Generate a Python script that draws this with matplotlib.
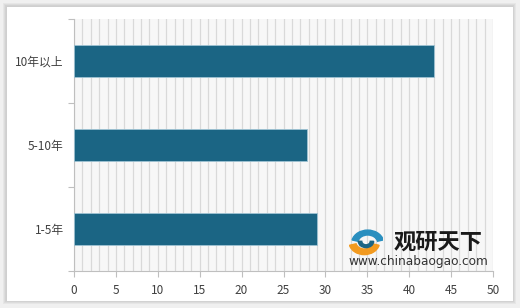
import matplotlib
matplotlib.use("Agg")
import matplotlib.pyplot as plt
from matplotlib.patches import Rectangle, Wedge
import numpy as np

plt.rcParams['font.family'] = ['Noto Sans CJK SC', 'DejaVu Sans']

categories = ['1-5年', '5-10年', '10年以上']
values = [29.0, 27.8, 43.0]
xticks = [0, 5, 10, 15, 20, 25, 30, 35, 40, 45, 50]

W, H = 520, 308
fig = plt.figure(figsize=(W / 100, H / 100), dpi=100)
fig.patch.set_facecolor('#f0f0f0')

def px_rect(x0, y0, x1, y1, **kw):
    r = Rectangle((x0 / W, 1 - y1 / H), (x1 - x0) / W, (y1 - y0) / H,
                  transform=fig.transFigure, **kw)
    fig.add_artist(r)
    return r

# shadowed frame
for i, c in enumerate(['#e6e6e6', '#dcdcdc', '#d2d2d2', '#cfcfcf']):
    px_rect(3 + i, 3 + i, 516 - i, 304 - i, facecolor=c, edgecolor='none', zorder=-3)
px_rect(7, 7, 513, 301, facecolor='white', edgecolor='none', zorder=-2)

ax = fig.add_axes([74 / W, 1 - 271 / H, (493 - 74) / W, (271 - 19) / H])
ax.set_facecolor('#f7f7f7')
y = np.arange(len(categories))
ax.barh(y, values, height=0.38, color='#1b6584', edgecolor='#9fc3d3',
        linewidth=0.6, zorder=3)
ax.set_xlim(0, 50)
ax.set_ylim(-0.5, len(categories) - 0.5)
ax.set_xticks(xticks)
ax.set_xticks(np.arange(0, 51, 1), minor=True)
ax.grid(axis='x', which='both', color='#d9d9d9', linewidth=0.9, zorder=0)
ax.set_yticks(y)
ax.set_yticklabels(categories)
ax.set_yticks(np.arange(-0.5, len(categories), 1), minor=True)
ax.tick_params(axis='y', which='major', length=0, pad=7.5, labelsize=8.5, labelcolor='#404040')
ax.tick_params(axis='y', which='minor', length=4, color='#bfbfbf', width=0.8)
ax.tick_params(axis='x', which='major', length=4, color='#bfbfbf', width=0.8,
               labelsize=8.5, labelcolor='#404040', pad=5)
ax.tick_params(axis='x', which='minor', length=0)
for s in ['top', 'right']:
    ax.spines[s].set_visible(False)
for s in ['left', 'bottom']:
    ax.spines[s].set_color('#bfbfbf')
    ax.spines[s].set_linewidth(0.8)

# watermark logo
lax = fig.add_axes([349 / W, 1 - 256 / H, 34 / W, 28 / H])
lax.set_xlim(-1, 1)
lax.set_ylim(-1, 1)
lax.axis('off')
lax.add_patch(Wedge((0.1, -0.1), 0.95, 15, 165, width=0.35, color='#2a8fbf'))
lax.add_patch(Wedge((-0.1, 0.0), 0.9, 195, 345, width=0.4, color='#f29a1f'))
lax.add_patch(Wedge((0.0, 0.05), 0.45, 180, 360, width=0.2, color='#1b6584'))
fig.text(394 / W, 1 - 242 / H, '观研天下', fontsize=16, fontweight='bold',
         color='#1a1a1a', va='center', ha='left')
fig.text(418 / W, 1 - 262 / H, 'www.chinabaogao.com', fontsize=8.7,
         color='#333333', va='center', ha='center', family=['DejaVu Sans'])

fig.savefig('out.png', dpi=100)
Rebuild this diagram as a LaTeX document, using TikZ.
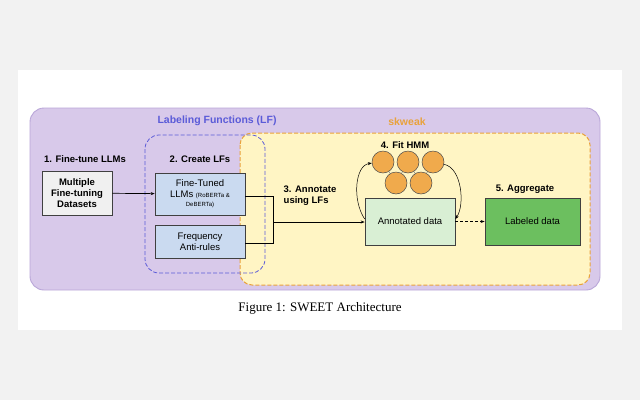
\documentclass[tikz,border=0pt]{standalone}
\usepackage{fontspec}
\setmainfont{Liberation Serif}
\newfontfamily\mysans{Liberation Sans}
\usetikzlibrary{arrows.meta}
\definecolor{pur}{HTML}{D8C9EA}
\definecolor{purb}{HTML}{B9A6D8}
\definecolor{yel}{HTML}{FFF5C4}
\definecolor{ora}{HTML}{E9A23B}
\definecolor{blu}{HTML}{5B5BD8}
\definecolor{lbl}{HTML}{CADAF0}
\definecolor{lgr}{HTML}{D9EFD4}
\definecolor{dgr}{HTML}{6CBF5F}
\definecolor{circ}{HTML}{F0AA4C}
\begin{document}
\begin{tikzpicture}[x=1pt,y=-1pt,
  box/.style={draw=black!75,line width=0.7pt,inner sep=0pt,font=\mysans\fontsize{9.5}{11}\selectfont,align=center},
  hd/.style={font=\mysans\bfseries\fontsize{9.5}{11}\selectfont},
  hm/.style={circle,draw=black!70,fill=circ,minimum size=22pt,inner sep=0pt,line width=0.5pt},
  ar/.style={-{Stealth[length=4pt]},line width=0.7pt}]
\fill[black!5] (0,0) rectangle (640,400);
\useasboundingbox (0,0) rectangle (640,400);
\fill[white] (18,70) rectangle (622,330);
\draw[purb,fill=pur,line width=0.9pt,rounded corners=14pt] (30,108) rectangle (600,290);
\draw[ora,fill=yel,line width=1pt,dash pattern=on 4pt off 2pt,rounded corners=12pt] (240,133) rectangle (590,285);
\draw[blu,line width=0.8pt,dash pattern=on 4pt off 2pt,rounded corners=14pt] (145,135) rectangle (265,273);
\node[font=\mysans\bfseries\fontsize{10.5}{12}\selectfont,text=blu] (lf) at (217,121) {Labeling Functions (LF)};
\node[font=\mysans\bfseries\fontsize{10.5}{12}\selectfont,text=ora] (sk) at (407,122) {skweak};
\node[hd] (h1) at (85,159) {1. Fine-tune LLMs};
\node[hd] (h2) at (200,159) {2. Create LFs};
\node[hd,align=left] (h3) at (310,196) {3. Annotate\\using LFs};
\node[hd] (h4) at (405,145) {4. Fit HMM};
\node[hd] (h5) at (525,189) {5. Aggregate};
\node[box,fill=black!6,font=\mysans\bfseries\fontsize{9.5}{11}\selectfont,minimum width=70pt,minimum height=44pt] (md) at (77,193) {Multiple\\Fine-tuning\\Datasets};
\node[box,fill=lbl,minimum width=90pt,minimum height=42pt] (ft) at (200,194) {Fine-Tuned\\LLMs {\fontsize{6}{7}\selectfont(RoBERTa \&}\\[-2pt]{\fontsize{6}{7}\selectfont DeBERTa)}};
\node[box,fill=lbl,minimum width=90pt,minimum height=33pt] (fr) at (200,241.5) {Frequency\\Anti-rules};
\node[box,fill=lgr,minimum width=90pt,minimum height=47pt] (an) at (410,221.5) {Annotated data};
\node[box,fill=dgr,minimum width=95pt,minimum height=47pt] (lb) at (532.5,221.5) {Labeled data};
\node[hm] (c1) at (383,162) {};
\node[hm] (c2) at (408,162) {};
\node[hm] (c3) at (433,162) {};
\node[hm] (c4) at (396,183) {};
\node[hm] (c5) at (421,183) {};
\draw[black!60,line width=0.4pt] (c1)--(c4)--(c2)--(c5)--(c3);
\coordinate (j) at (273,222);
\draw[ar] (md) -- (ft);
\draw[line width=0.7pt] (ft.east |- 0,196) -| (j);
\draw[line width=0.7pt] (fr.east |- 0,243) -| (j);
\draw[ar] (j) -- (an.west |- j);
\draw[ar,dash pattern=on 3pt off 2pt] (an) -- (lb);
\draw[ar,line width=0.5pt] (an.west |- 0,219) .. controls (352,200) and (355,165) .. (c1);
\draw[ar,line width=0.5pt] (c3) .. controls (462,168) and (465,205) .. (an.east |- 0,219);
\node[font=\fontsize{13}{15}\selectfont] (cap) at (320,308) {Figure 1: SWEET Architecture};
\end{tikzpicture}
\end{document}
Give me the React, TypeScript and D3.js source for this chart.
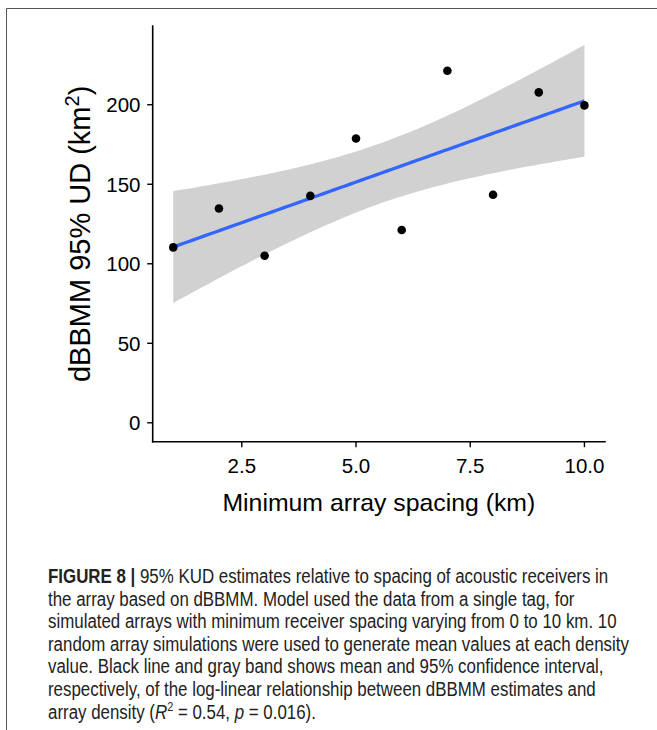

## Your objective
The data above needs to be retyped exactly, with the images left out.

## Worked answer
Generate a Python script that draws this with matplotlib.
import matplotlib
matplotlib.use("Agg")
import matplotlib.pyplot as plt
from matplotlib.patches import Rectangle, Wedge
import numpy as np

plt.rcParams['font.family'] = ['Noto Sans CJK SC', 'DejaVu Sans']

categories = ['1-5年', '5-10年', '10年以上']
values = [29.0, 27.8, 43.0]
xticks = [0, 5, 10, 15, 20, 25, 30, 35, 40, 45, 50]

W, H = 520, 308
fig = plt.figure(figsize=(W / 100, H / 100), dpi=100)
fig.patch.set_facecolor('#f0f0f0')

def px_rect(x0, y0, x1, y1, **kw):
    r = Rectangle((x0 / W, 1 - y1 / H), (x1 - x0) / W, (y1 - y0) / H,
                  transform=fig.transFigure, **kw)
    fig.add_artist(r)
    return r

# shadowed frame
for i, c in enumerate(['#e6e6e6', '#dcdcdc', '#d2d2d2', '#cfcfcf']):
    px_rect(3 + i, 3 + i, 516 - i, 304 - i, facecolor=c, edgecolor='none', zorder=-3)
px_rect(7, 7, 513, 301, facecolor='white', edgecolor='none', zorder=-2)

ax = fig.add_axes([74 / W, 1 - 271 / H, (493 - 74) / W, (271 - 19) / H])
ax.set_facecolor('#f7f7f7')
y = np.arange(len(categories))
ax.barh(y, values, height=0.38, color='#1b6584', edgecolor='#9fc3d3',
        linewidth=0.6, zorder=3)
ax.set_xlim(0, 50)
ax.set_ylim(-0.5, len(categories) - 0.5)
ax.set_xticks(xticks)
ax.set_xticks(np.arange(0, 51, 1), minor=True)
ax.grid(axis='x', which='both', color='#d9d9d9', linewidth=0.9, zorder=0)
ax.set_yticks(y)
ax.set_yticklabels(categories)
ax.set_yticks(np.arange(-0.5, len(categories), 1), minor=True)
ax.tick_params(axis='y', which='major', length=0, pad=7.5, labelsize=8.5, labelcolor='#404040')
ax.tick_params(axis='y', which='minor', length=4, color='#bfbfbf', width=0.8)
ax.tick_params(axis='x', which='major', length=4, color='#bfbfbf', width=0.8,
               labelsize=8.5, labelcolor='#404040', pad=5)
ax.tick_params(axis='x', which='minor', length=0)
for s in ['top', 'right']:
    ax.spines[s].set_visible(False)
for s in ['left', 'bottom']:
    ax.spines[s].set_color('#bfbfbf')
    ax.spines[s].set_linewidth(0.8)

# watermark logo
lax = fig.add_axes([349 / W, 1 - 256 / H, 34 / W, 28 / H])
lax.set_xlim(-1, 1)
lax.set_ylim(-1, 1)
lax.axis('off')
lax.add_patch(Wedge((0.1, -0.1), 0.95, 15, 165, width=0.35, color='#2a8fbf'))
lax.add_patch(Wedge((-0.1, 0.0), 0.9, 195, 345, width=0.4, color='#f29a1f'))
lax.add_patch(Wedge((0.0, 0.05), 0.45, 180, 360, width=0.2, color='#1b6584'))
fig.text(394 / W, 1 - 242 / H, '观研天下', fontsize=16, fontweight='bold',
         color='#1a1a1a', va='center', ha='left')
fig.text(418 / W, 1 - 262 / H, 'www.chinabaogao.com', fontsize=8.7,
         color='#333333', va='center', ha='center', family=['DejaVu Sans'])

fig.savefig('out.png', dpi=100)
Rebuild this diagram as a LaTeX document, using TikZ.
\documentclass[tikz,border=0pt]{standalone}
\usepackage{fontspec}
\setmainfont{Liberation Serif}
\newfontfamily\mysans{Liberation Sans}
\usetikzlibrary{arrows.meta}
\definecolor{pur}{HTML}{D8C9EA}
\definecolor{purb}{HTML}{B9A6D8}
\definecolor{yel}{HTML}{FFF5C4}
\definecolor{ora}{HTML}{E9A23B}
\definecolor{blu}{HTML}{5B5BD8}
\definecolor{lbl}{HTML}{CADAF0}
\definecolor{lgr}{HTML}{D9EFD4}
\definecolor{dgr}{HTML}{6CBF5F}
\definecolor{circ}{HTML}{F0AA4C}
\begin{document}
\begin{tikzpicture}[x=1pt,y=-1pt,
  box/.style={draw=black!75,line width=0.7pt,inner sep=0pt,font=\mysans\fontsize{9.5}{11}\selectfont,align=center},
  hd/.style={font=\mysans\bfseries\fontsize{9.5}{11}\selectfont},
  hm/.style={circle,draw=black!70,fill=circ,minimum size=22pt,inner sep=0pt,line width=0.5pt},
  ar/.style={-{Stealth[length=4pt]},line width=0.7pt}]
\fill[black!5] (0,0) rectangle (640,400);
\useasboundingbox (0,0) rectangle (640,400);
\fill[white] (18,70) rectangle (622,330);
\draw[purb,fill=pur,line width=0.9pt,rounded corners=14pt] (30,108) rectangle (600,290);
\draw[ora,fill=yel,line width=1pt,dash pattern=on 4pt off 2pt,rounded corners=12pt] (240,133) rectangle (590,285);
\draw[blu,line width=0.8pt,dash pattern=on 4pt off 2pt,rounded corners=14pt] (145,135) rectangle (265,273);
\node[font=\mysans\bfseries\fontsize{10.5}{12}\selectfont,text=blu] (lf) at (217,121) {Labeling Functions (LF)};
\node[font=\mysans\bfseries\fontsize{10.5}{12}\selectfont,text=ora] (sk) at (407,122) {skweak};
\node[hd] (h1) at (85,159) {1. Fine-tune LLMs};
\node[hd] (h2) at (200,159) {2. Create LFs};
\node[hd,align=left] (h3) at (310,196) {3. Annotate\\using LFs};
\node[hd] (h4) at (405,145) {4. Fit HMM};
\node[hd] (h5) at (525,189) {5. Aggregate};
\node[box,fill=black!6,font=\mysans\bfseries\fontsize{9.5}{11}\selectfont,minimum width=70pt,minimum height=44pt] (md) at (77,193) {Multiple\\Fine-tuning\\Datasets};
\node[box,fill=lbl,minimum width=90pt,minimum height=42pt] (ft) at (200,194) {Fine-Tuned\\LLMs {\fontsize{6}{7}\selectfont(RoBERTa \&}\\[-2pt]{\fontsize{6}{7}\selectfont DeBERTa)}};
\node[box,fill=lbl,minimum width=90pt,minimum height=33pt] (fr) at (200,241.5) {Frequency\\Anti-rules};
\node[box,fill=lgr,minimum width=90pt,minimum height=47pt] (an) at (410,221.5) {Annotated data};
\node[box,fill=dgr,minimum width=95pt,minimum height=47pt] (lb) at (532.5,221.5) {Labeled data};
\node[hm] (c1) at (383,162) {};
\node[hm] (c2) at (408,162) {};
\node[hm] (c3) at (433,162) {};
\node[hm] (c4) at (396,183) {};
\node[hm] (c5) at (421,183) {};
\draw[black!60,line width=0.4pt] (c1)--(c4)--(c2)--(c5)--(c3);
\coordinate (j) at (273,222);
\draw[ar] (md) -- (ft);
\draw[line width=0.7pt] (ft.east |- 0,196) -| (j);
\draw[line width=0.7pt] (fr.east |- 0,243) -| (j);
\draw[ar] (j) -- (an.west |- j);
\draw[ar,dash pattern=on 3pt off 2pt] (an) -- (lb);
\draw[ar,line width=0.5pt] (an.west |- 0,219) .. controls (352,200) and (355,165) .. (c1);
\draw[ar,line width=0.5pt] (c3) .. controls (462,168) and (465,205) .. (an.east |- 0,219);
\node[font=\fontsize{13}{15}\selectfont] (cap) at (320,308) {Figure 1: SWEET Architecture};
\end{tikzpicture}
\end{document}
Give me the React, TypeScript and D3.js source for this chart.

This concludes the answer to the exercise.